Indian Kanglish language drama film

SMS 6260 is a 2007 Indian (Note: Although the film's CBFC certificate states that the film is Kannada, much of the film is in English.) drama film written and directed by Sundeep Malani. The film features an ensemble cast of Diganth, Janu, Arjun, Smrti, Kiran, Badri, Danny, Karan, Karen, and Sony.
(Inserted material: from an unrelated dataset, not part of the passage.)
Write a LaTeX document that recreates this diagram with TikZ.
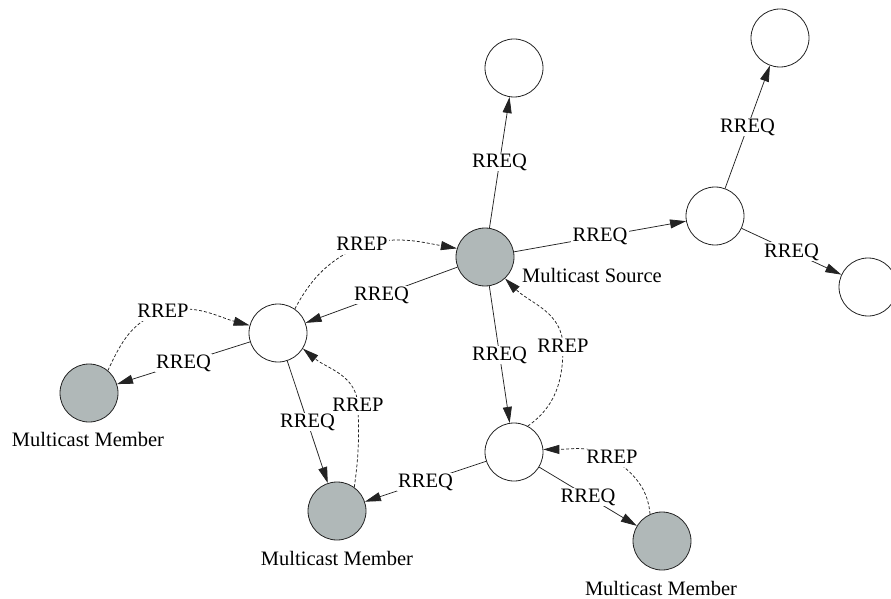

The film was released to mixed reviews and ran for fifty days.

== Cast ==

- Diganth Manchale as Roshan
- Janu as Janu
- Arjun as Mahesh
- Smrti as Tina
- Kiran Srinivas as Kiran
- Badrinath Krishnamurthy as DJ Badri
- Danny as Krishna
- Karan as Karan
- Karen as Chrissy
- Sony as Tressy
- Loy as Lal
- Prithvi as Prithvi
- Dattanna as Dattanna
- Jayalakshmi as Sarojamma
- Amithananda as Jay Darling

== Production ==
The film is directed by Sundeep Malani, who worked as an associate director for Miss California (2006) also starring Diganth and Janu. The film's lead characters talk to each other through SMS. The film also features dialogues spoken in Bengali, Kodava, Gujarati, Hindi, Konkani, Malayalam, Marathi, Punjabi, Tamil, Telugu and Tulu. The film was shot in Bangalore, Mangalore and Mysore.

== Soundtrack ==
The songs are composed by Michael Dayao, which features some English songs. Dr. Ravi Dattatreya and Lokesh-Prakash each composed one song each. The song "Nodamma Hudugi" from Premaloka (1987) was reused in the film.

Track listing
| No. | Title | Lyrics | Singer(s) | Length |
|---|---|---|---|---|
| 1. | "Kannada Thayiya Madilalli" | Nagendra Prasad | Narayanan Ravindranarhan, K. S. Chithra | 2:10 |
| 2. | "Lovers Rhyme" | Michael Dayao | Michael Dayao | 3:02 |
| 3. | "Nodamma Hudugi" | Hamsalekha | S. P. Balasubrahmanyam, Latha Hamsalekha | 5:13 |
| 4. | "Shiradi Saibaba Sthuthi" | — | Dr. Jumna Dhanapati | 0:34 |
| 5. | "The Beautiful You" | Alex Yakolev | Gregory Cortsev, Elena Sylantieva | 5:55 |
| 6. | "This Is Me" | Michael Dayao | Michael Dayao | 2:56 |
| 7. | "This Is Me (Club Mix)" | Michael Dayao | Michael Dayao | 3:22 |
| 8. | "SMS 6260" | — | Instrumental | 1:00 |
| 9. | "Kannada Thaayiya Madilali" | Nagendra Prasad | Narayanan Ravindranarhan, Eshwar Prakash, Sandeep Malani, K. S. Chithra | 5:33 |
| Total length: |  |  |  | 29:45 |

== Reception ==
A critic from Chitraloka.com wrote that "It's a must watch for all the IT sector&software professionals, College youngsters and the class audience - not to forget, the kids of 6 years to the cross over of 60 years too". Film critic R. G. Vijayasarathy of IANS wrote that "Totally SMS 6260 can be a film for the new generation, though qualitatively it could have been improvised".